Given instruction: Return, exactly as written, the lines that start at the one holding "Output the Python" and end at the one holding "split_sio2 = 66.0", with both of those lines kept. Skip any pictures.

Exercise input:
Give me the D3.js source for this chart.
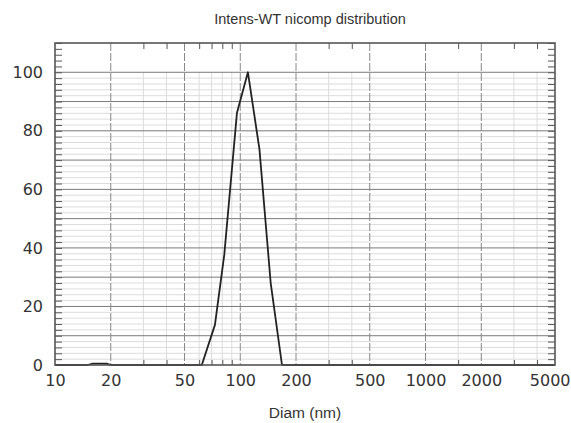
<!DOCTYPE html>
<html>
<head>
<meta charset="utf-8">
<script src="https://cdn.jsdelivr.net/npm/d3@7"></script>
<style>
  body { margin: 0; background: #fff; }
  text { font-family: "Liberation Sans", Arial, sans-serif; fill: #333; }
</style>
</head>
<body>
<div id="chart"></div>
<script>
// data
var diam   = [10, 15, 16, 19, 20, 62, 73, 82, 96, 110, 127, 146, 168, 5000];
var intens = [0, 0, 0.5, 0.5, 0, 0, 13.7, 37.7, 86.2, 100, 73.6, 28, 0, 0];

var xLabels = [10, 20, 50, 100, 200, 500, 1000, 2000, 5000];
var xMajorGrid = [20, 50, 100, 200, 500, 1000, 2000];
var xMinorGrid = [30, 40, 60, 70, 80, 90, 300, 400, 1500, 3000, 4000];
var yLabels = [0, 20, 40, 60, 80, 100];

var margin = { top: 43, right: 16, bottom: 58, left: 55 },
    width = 571 - margin.left - margin.right,
    height = 423 - margin.top - margin.bottom;

var svg = d3.select("#chart").append("svg")
    .attr("width", 571)
    .attr("height", 423);

var g = svg.append("g")
    .attr("transform", "translate(" + margin.left + "," + margin.top + ")");

var x = d3.scaleLog().domain([10, 5000]).range([0, width]);
var y = d3.scaleLinear().domain([0, 110]).range([height, 0]);

// minor horizontal grid (every 2)
var yMinor = d3.range(2, 100, 2).filter(function(d) { return d % 10 !== 0; });
g.selectAll(".hminor").data(yMinor).enter().append("line")
    .attr("x1", 0).attr("x2", width)
    .attr("y1", function(d) { return y(d); }).attr("y2", function(d) { return y(d); })
    .attr("stroke", "#dcdcdc").attr("stroke-width", 1);

// minor vertical grid, only up to 100
g.selectAll(".vminor").data(xMinorGrid).enter().append("line")
    .attr("x1", function(d) { return x(d); }).attr("x2", function(d) { return x(d); })
    .attr("y1", y(0)).attr("y2", y(100))
    .attr("stroke", "#dcdcdc").attr("stroke-width", 1);

// major horizontal grid
g.selectAll(".hmajor").data(d3.range(10, 101, 10)).enter().append("line")
    .attr("x1", 0).attr("x2", width)
    .attr("y1", function(d) { return y(d); }).attr("y2", function(d) { return y(d); })
    .attr("stroke", "#7a7a7a").attr("stroke-width", 1);

// major vertical dashed grid
g.selectAll(".vmajor").data(xMajorGrid).enter().append("line")
    .attr("x1", function(d) { return x(d); }).attr("x2", function(d) { return x(d); })
    .attr("y1", 0).attr("y2", height)
    .attr("stroke", "#888").attr("stroke-width", 1)
    .attr("stroke-dasharray", "8,2");

// inner tick marks
var yTicks = d3.range(0, 111, 2);
g.append("g").call(d3.axisRight(y).tickValues(yTicks).tickSize(7).tickFormat(""))
    .call(function(s) { s.select(".domain").remove(); s.selectAll("line").attr("stroke", "#555"); });
g.append("g").attr("transform", "translate(" + width + ",0)")
    .call(d3.axisLeft(y).tickValues(yTicks).tickSize(7).tickFormat(""))
    .call(function(s) { s.select(".domain").remove(); s.selectAll("line").attr("stroke", "#555"); });
g.append("g")
    .call(d3.axisBottom(x).tickValues(xMinorGrid).tickSize(6).tickFormat(""))
    .call(function(s) { s.select(".domain").remove(); s.selectAll("line").attr("stroke", "#555"); });
g.append("g").attr("transform", "translate(0," + height + ")")
    .call(d3.axisTop(x).tickValues(xMinorGrid).tickSize(5).tickFormat(""))
    .call(function(s) { s.select(".domain").remove(); s.selectAll("line").attr("stroke", "#555"); });

// data line
var line = d3.line()
    .x(function(d, i) { return x(diam[i]); })
    .y(function(d) { return y(d); });

g.append("path")
    .datum(intens)
    .attr("fill", "none")
    .attr("stroke", "#222")
    .attr("stroke-width", 1.8)
    .attr("stroke-linejoin", "round")
    .attr("d", line);

// frame
g.append("rect")
    .attr("width", width).attr("height", height)
    .attr("fill", "none").attr("stroke", "#555").attr("stroke-width", 1.6);

// tick labels
var xAxis = g.append("g").attr("transform", "translate(0," + height + ")")
    .call(d3.axisBottom(x).tickValues(xLabels).tickSize(0).tickPadding(10).tickFormat(d3.format("d")));
xAxis.select(".domain").remove();
xAxis.selectAll("text")
    .style("font-family", "'DejaVu Sans', sans-serif")
    .style("font-size", "16px").attr("fill", "#333")
    .filter(function(d) { return d === 5000; })
    .attr("text-anchor", "end").attr("dx", "15");

var yAxis = g.append("g")
    .call(d3.axisLeft(y).tickValues(yLabels).tickSize(0).tickPadding(12));
yAxis.select(".domain").remove();
yAxis.selectAll("text")
    .style("font-family", "'DejaVu Sans', sans-serif")
    .style("font-size", "16px").attr("fill", "#333");

// title and axis label
svg.append("text")
    .attr("x", margin.left + width / 2 + 5).attr("y", 24)
    .attr("text-anchor", "middle")
    .style("font-size", "14.5px")
    .text("Intens-WT nicomp distribution");

svg.append("text")
    .attr("x", margin.left + width / 2).attr("y", 418)
    .attr("text-anchor", "middle")
    .style("font-size", "15.5px")
    .text("Diam (nm)");
</script>
</body>
</html>
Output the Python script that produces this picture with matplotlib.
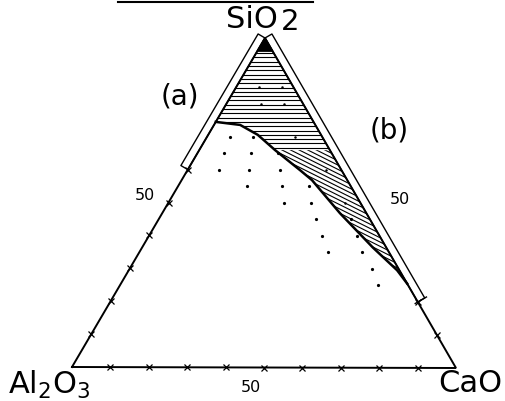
import numpy as np
import matplotlib.pyplot as plt
from matplotlib.patches import Polygon
from matplotlib.collections import LineCollection

# compositions in %, (SiO2, CaO); Al2O3 makes up the rest
curve_sio2 = [74.5, 73.6, 70.6, 66.0, 59.9, 56.9, 46.9, 36.5, 29.6, 25.6]
curve_cao = [0.0, 6.8, 12.9, 19.7, 29.3, 33.9, 46.2, 60.0, 69.8, 74.4]

dot_sio2 = [70, 70, 65, 65, 65, 60, 60, 60, 55, 55, 55, 50, 50,
            45, 45, 40, 40, 35, 35, 30, 25]
dot_cao = [6, 12, 7, 14, 21, 8, 16, 24, 18, 27, 34, 30, 37,
           41, 50, 45, 54, 49, 58, 63, 67]

# faint points inside the hatched field
hatch_dot_sio2 = [85, 85, 80, 80, 70, 60, 50]
hatch_dot_cao = [6, 12, 9, 15, 23, 36, 46]

bar_a = (60, 100)   # SiO2 range on the Al2O3-SiO2 join
bar_b = (20, 100)   # SiO2 range on the CaO-SiO2 join
tick_pct = [10, 20, 30, 40, 50, 60, 70, 80, 90]
split_sio2 = 66.0   # hatch changes direction here

# corners of the diagram on the canvas (pixels)
A = np.array([72.0, 367.0])   # Al2O3
C = np.array([456.0, 368.0])  # CaO
S = np.array([265.0, 38.0])   # SiO2


def to_xy(si, ca):
    si = np.asarray(si, float) / 100
    ca = np.asarray(ca, float) / 100
    al = 1 - si - ca
    x = al * A[0] + ca * C[0] + si * S[0]
    y = al * A[1] + ca * C[1] + si * S[1]
    return x, y


fig = plt.figure(figsize=(5.05, 4.01), dpi=100)
ax = fig.add_axes([0, 0, 1, 1])
ax.set_xlim(0, 505)
ax.set_ylim(401, 0)
ax.axis('off')

# triangle
tx, ty = to_xy([0, 0, 100, 0], [0, 100, 0, 0])
ax.plot(tx, ty, 'k-', lw=1.4, solid_joinstyle='miter')

# ticks (hidden where the bars run along a side)
for k in tick_pct:
    marks = [(0, k)]
    if k <= bar_a[0]:
        marks.append((k, 0))
    if k <= bar_b[0]:
        marks.append((k, 100 - k))
    for si, ca in marks:
        x, y = to_xy(si, ca)
        ax.plot(x, y, 'kx', ms=4.5, mew=0.9)

# hatched field, split in two parts
cs = np.array(curve_sio2)
cc = np.array(curve_cao)
up = cs >= split_sio2
upper_si = list(cs[up]) + [split_sio2, 100]
upper_ca = list(cc[up]) + [100 - split_sio2, 0]
lower_si = [cs[up][-1]] + list(cs[~up]) + [split_sio2]
lower_ca = [cc[up][-1]] + list(cc[~up]) + [100 - split_sio2]

ux, uy = to_xy(upper_si, upper_ca)
lx, ly = to_xy(lower_si, lower_ca)
p_up = Polygon(np.column_stack([ux, uy]), closed=True, fc='none', ec='none')
p_lo = Polygon(np.column_stack([lx, ly]), closed=True, fc='none', ec='none')
ax.add_patch(p_up)
ax.add_patch(p_lo)

segs = [[(150, y), (460, y)] for y in np.arange(36, 160, 4.3)]
hl = LineCollection(segs, colors='k', linewidths=0.8)
ax.add_collection(hl)
hl.set_clip_path(p_up)

segs = [[(200, y), (460, y + 0.5 * 260)] for y in np.arange(-20, 300, 4.3)]
dl = LineCollection(segs, colors='k', linewidths=0.8)
ax.add_collection(dl)
dl.set_clip_path(p_lo)

# dark tip near the apex
tip_x, tip_y = to_xy([100, 96, 96], [0, 0, 4])
ax.fill(tip_x, tip_y, color='k')

# boundary curve
bx, by = to_xy(curve_sio2, curve_cao)
ax.plot(bx, by, 'k-', lw=1.8)

# composition points
x, y = to_xy(dot_sio2, dot_cao)
ax.plot(x, y, 'o', color='k', ms=2.3, mew=0)
x, y = to_xy(hatch_dot_sio2, hatch_dot_cao)
ax.plot(x, y, 'o', color='k', ms=1.8, mew=0)


# bars along the joins
def side_bar(p_lo, p_hi, normal, width=8.0):
    n = np.array(normal) * width
    pts = np.array([p_lo, p_hi, p_hi + n, p_lo + n, p_lo])
    ax.plot(pts[:, 0], pts[:, 1], 'k-', lw=1.0)


d = (S - A) / np.linalg.norm(S - A)
na = np.array([d[1], -d[0]])
p1 = np.array(to_xy(bar_a[0], 0))
p2 = np.array(to_xy(bar_a[1], 0))
side_bar(p1, p2, na)

d = (C - S) / np.linalg.norm(C - S)
nb = np.array([-d[1], d[0]])
nb = -nb if nb[0] < 0 else nb
p1 = np.array(to_xy(bar_b[0], 100 - bar_b[0]))
p2 = np.array(to_xy(bar_b[1], 100 - bar_b[1]))
side_bar(p1, p2, nb)
ax.plot([p1[0] - nb[0] * 3, p1[0] + nb[0] * 10],
        [p1[1] - nb[1] * 3, p1[1] + nb[1] * 10], 'k-', lw=1.0)

# labels
ax.text(252, 19, 'SiO', fontsize=22, ha='center', va='center')
ax.text(290, 22, '2', fontsize=21, ha='center', va='center')
ax.text(49, 385, r'Al$_2$O$_3$', fontsize=22, ha='center', va='center')
ax.text(470, 384, 'CaO', fontsize=22, ha='center', va='center')
ax.text(180, 96, '(a)', fontsize=20, ha='center', va='center')
ax.text(389, 130, '(b)', fontsize=20, ha='center', va='center')
ax.text(145, 196, '50', fontsize=11.5, ha='center', va='center')
ax.text(400, 200, '50', fontsize=11.5, ha='center', va='center')
ax.text(251, 388, '50', fontsize=11.5, ha='center', va='center')

# remnant rule at the top edge
ax.plot([118, 313], [2, 2], 'k-', lw=1.5)

fig.savefig('out.png', dpi=100)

Exercise response:
Output the Python script that produces this picture with matplotlib.
import numpy as np
import matplotlib.pyplot as plt
from matplotlib.patches import Polygon
from matplotlib.collections import LineCollection

# compositions in %, (SiO2, CaO); Al2O3 makes up the rest
curve_sio2 = [74.5, 73.6, 70.6, 66.0, 59.9, 56.9, 46.9, 36.5, 29.6, 25.6]
curve_cao = [0.0, 6.8, 12.9, 19.7, 29.3, 33.9, 46.2, 60.0, 69.8, 74.4]

dot_sio2 = [70, 70, 65, 65, 65, 60, 60, 60, 55, 55, 55, 50, 50,
            45, 45, 40, 40, 35, 35, 30, 25]
dot_cao = [6, 12, 7, 14, 21, 8, 16, 24, 18, 27, 34, 30, 37,
           41, 50, 45, 54, 49, 58, 63, 67]

# faint points inside the hatched field
hatch_dot_sio2 = [85, 85, 80, 80, 70, 60, 50]
hatch_dot_cao = [6, 12, 9, 15, 23, 36, 46]

bar_a = (60, 100)   # SiO2 range on the Al2O3-SiO2 join
bar_b = (20, 100)   # SiO2 range on the CaO-SiO2 join
tick_pct = [10, 20, 30, 40, 50, 60, 70, 80, 90]
split_sio2 = 66.0   # hatch changes direction here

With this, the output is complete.